Osman, the first religious leader to speak, spoke slowly and deliberately calling Judaism, Christianity and Islam "divine sisters" of the human faith.

"Let not your hatred of others lead you to depart from justice," he exhorted the Iranian captors half a world a way.

"Let us from our diverse cultural backgrounds, religious traditions and walks of life draw near to the Supreme Creator. . . in whom there is no East or West," said the right Rev. John T. Walker, Episcopal Bishop of Washington.

The Most Rev. William Baum, Roman Catholic Archbishop of Washington, prayed God to "lead them and us from prejudice to truth: deliver them and us from hatred and cruelty. . ."

Rabbi Tzvi H. Porath read specially adapted passages from the Jewish "liturgy on hostages," which he said is read every Monday and Thursday in synagogues all over the world "because many times our people have been held captive.

"Our hearts are with the families of the captives," prayed Porath, representing the Jewish Community Council here. "We share their anxiety nd their concern."
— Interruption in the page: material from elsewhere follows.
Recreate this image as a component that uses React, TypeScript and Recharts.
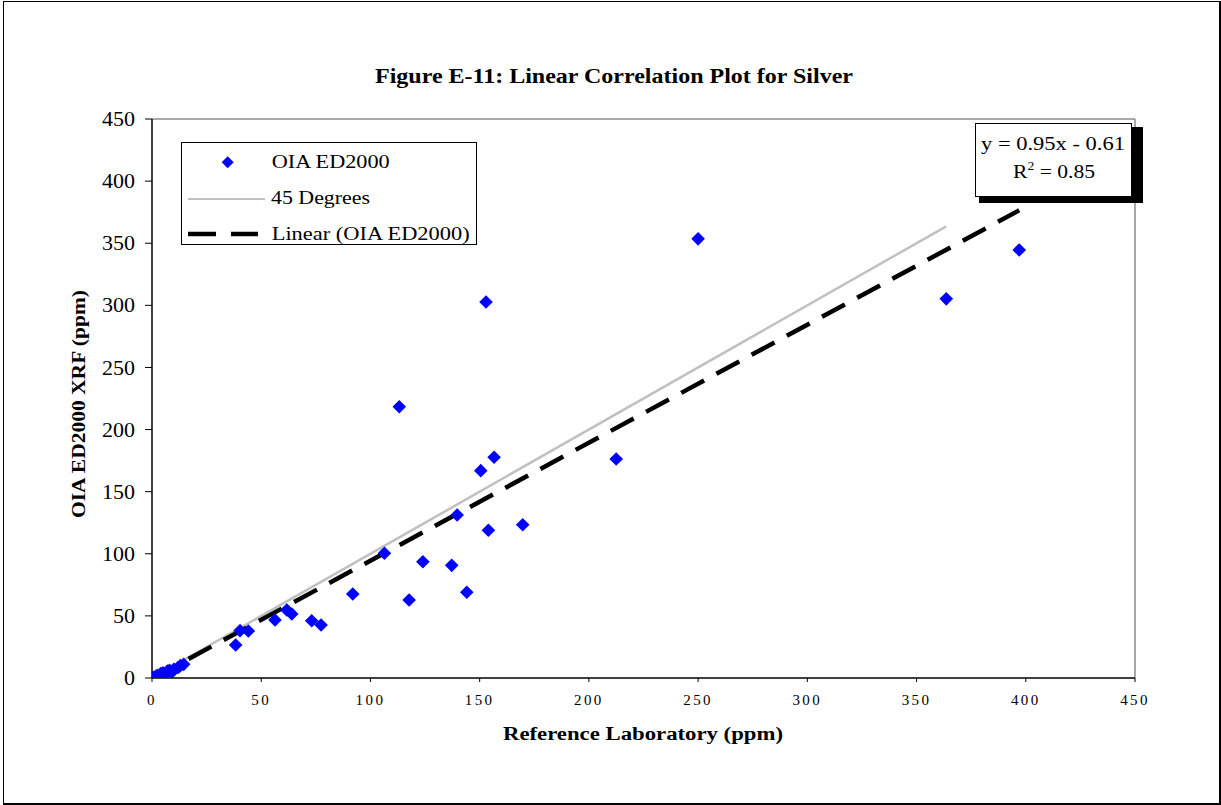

"This was so organized and so spontaneous," said Helen Dudman, friend of one of the hostages. "It made me cry. When you see the chaos over there are then see this -- so touching. It shows you the difference between the two cultures."

Dudman said she and several other friends of the Laingens came to the service to offer "moral support' to the family.

Laingen had just wiped her eyes with a white handkerchief, but managed a broad smile when foreign service officers began to greet her.

"We're very hopeful," she said "We're going to get them out it's just going to take time."

She spoke of a phone conversation she had with her husband, L. Bruce Laingen, yesterday in which he said he was feeling "strong." Technically, Laingen is not a hostage in the embassy, but is being held "in protective custody" by the Iranians in Tehran's Foreign Ministry, trying to negotiate the hostages' release.

"He knows about the service today and he told me to sing loud and clear," she said.

Anita Schaefer, whose defense attache husband, Thomas, is a hostage, was visibly moved by the service, and said she was touched by the presence of the president, Vance and Mondale.

The president, she said, is "supporting us in every way possible.He exudes warmth. I understand he was deeply moved when he was told about the service and wanted to be with us. . . ask everyone to pray for him."